1. What is Confidential Information?

1(a) Confidential Information means information that is disclosed:

(i) by a party to this Agreement (the Discloser) or on the Discloser’s behalf by its authorised representatives or its Affiliates,
(ii) to the other party to this Agreement (the Receiver), and
(iii) in connection with the Purpose.

1(b) Confidential Information does not include information that is:

(i) in the public domain not by breach of this Agreement,
(ii) known by the Receiver at the time of disclosure,
(iii) lawfully obtained by the Receiver from a third party other than through a breach of confidence,
(iv) independently developed by the Receiver, or
(v) expressly indicated by the Discloser as not confidential.

1(c) Affiliates means any entity that directly or indirectly controls, is controlled by, is under common control with or is otherwise in the same group of entities as a party to this Agreement.

2. Who can I share it with?

2(a) The Receiver may share the Confidential Information with its Permitted Receivers, which means its Affiliates and its officers, employees, members, representatives, professional advisors, agents and subcontractors of the Receiver or its Affiliates, but only if they:

(i) need to know it, and only use it, for the Purpose, and
(ii) have agreed to keep it confidential and restrict its use to the same extent that the Receiver has.

2(b) The Receiver is liable for its breach of this Agreement and any act or omission by a Permitted Receiver which would constitute a breach of this Agreement if it were a party to it.
2(c) The Receiver may share the Confidential Information if legally required but must promptly notify the Discloser of the requirement if legally allowed.

3. What are my obligations?

The Receiver must:
3(a) only use the Confidential Information for the Purpose,
3(b) keep the Confidential Information secure and confidential and only disclose it as allowed by this Agreement,
3(c) promptly notify the Discloser if it becomes aware of a breach of this Agreement, and
3(d) take reasonable steps to destroy or erase any Confidential Information it holds within thirty days of the Discloser’s request, except the Receiver may retain copies of Confidential Information that are securely stored in archival or computer back-up systems or to meet legal or regulatory obligations, subject to this Agreement’s terms.

4. How long do my obligations last?

4(a) The Receiver’s duty to protect Confidential Information starts on the date Confidential Information is disclosed and lasts until the end of the Confidentiality Period.
4(b) Either party may terminate this Agreement with thirty days’ prior written notice, but this will not affect the parties’ obligations to protect Confidential Information disclosed before termination until the end of the Confidentiality Period.

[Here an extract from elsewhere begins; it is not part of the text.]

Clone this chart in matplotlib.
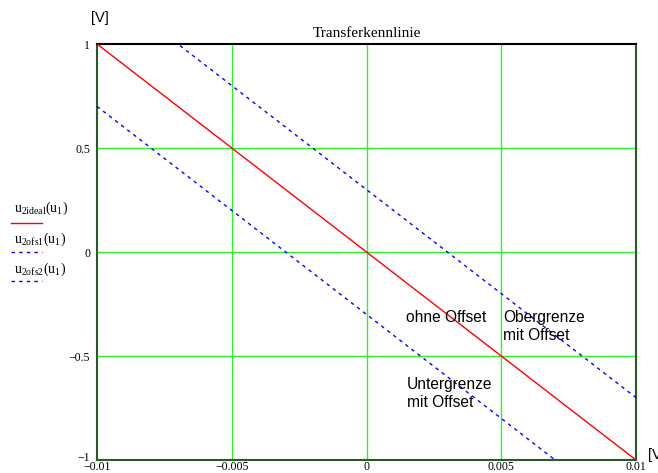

5. Other important information

5(a) Notices. Formal notices under this Agreement must be in writing and sent to the email addresses on the Agreement’s front page as may be updated by a party to the other in writing.
5(b) Third parties. Except for the Discloser’s Affiliates, no one other than a party to this Agreement has the right to enforce any of its terms.
5(c) Entire agreement. This Agreement supersedes all prior discussions and agreements and constitutes the entire agreement between the parties with respect to its subject matter and neither party has relied on any statement or representation of any person in entering into this Agreement.
5(d) Amendment. Any amendments to this Agreement must be agreed in writing.
5(e) Assignment. Neither party can assign this Agreement to anyone else without the other party’s consent.
5(f) Waiver. If a party fails to enforce a right under this Agreement, that is not a waiver of that right at any time.
5(g) Equitable relief. The Discloser may seek injunctive relief or specific performance to enforce its rights under this Agreement.
5(h) Alternative dispute resolution. The parties may refer any disputes arising under this Agreement to mediation or arbitration for resolution if agreed to in writing by both parties.
5(i) Governing law and jurisdiction. The Governing Law applies to this Agreement and all disputes will only be litigated in the courts of the Jurisdiction.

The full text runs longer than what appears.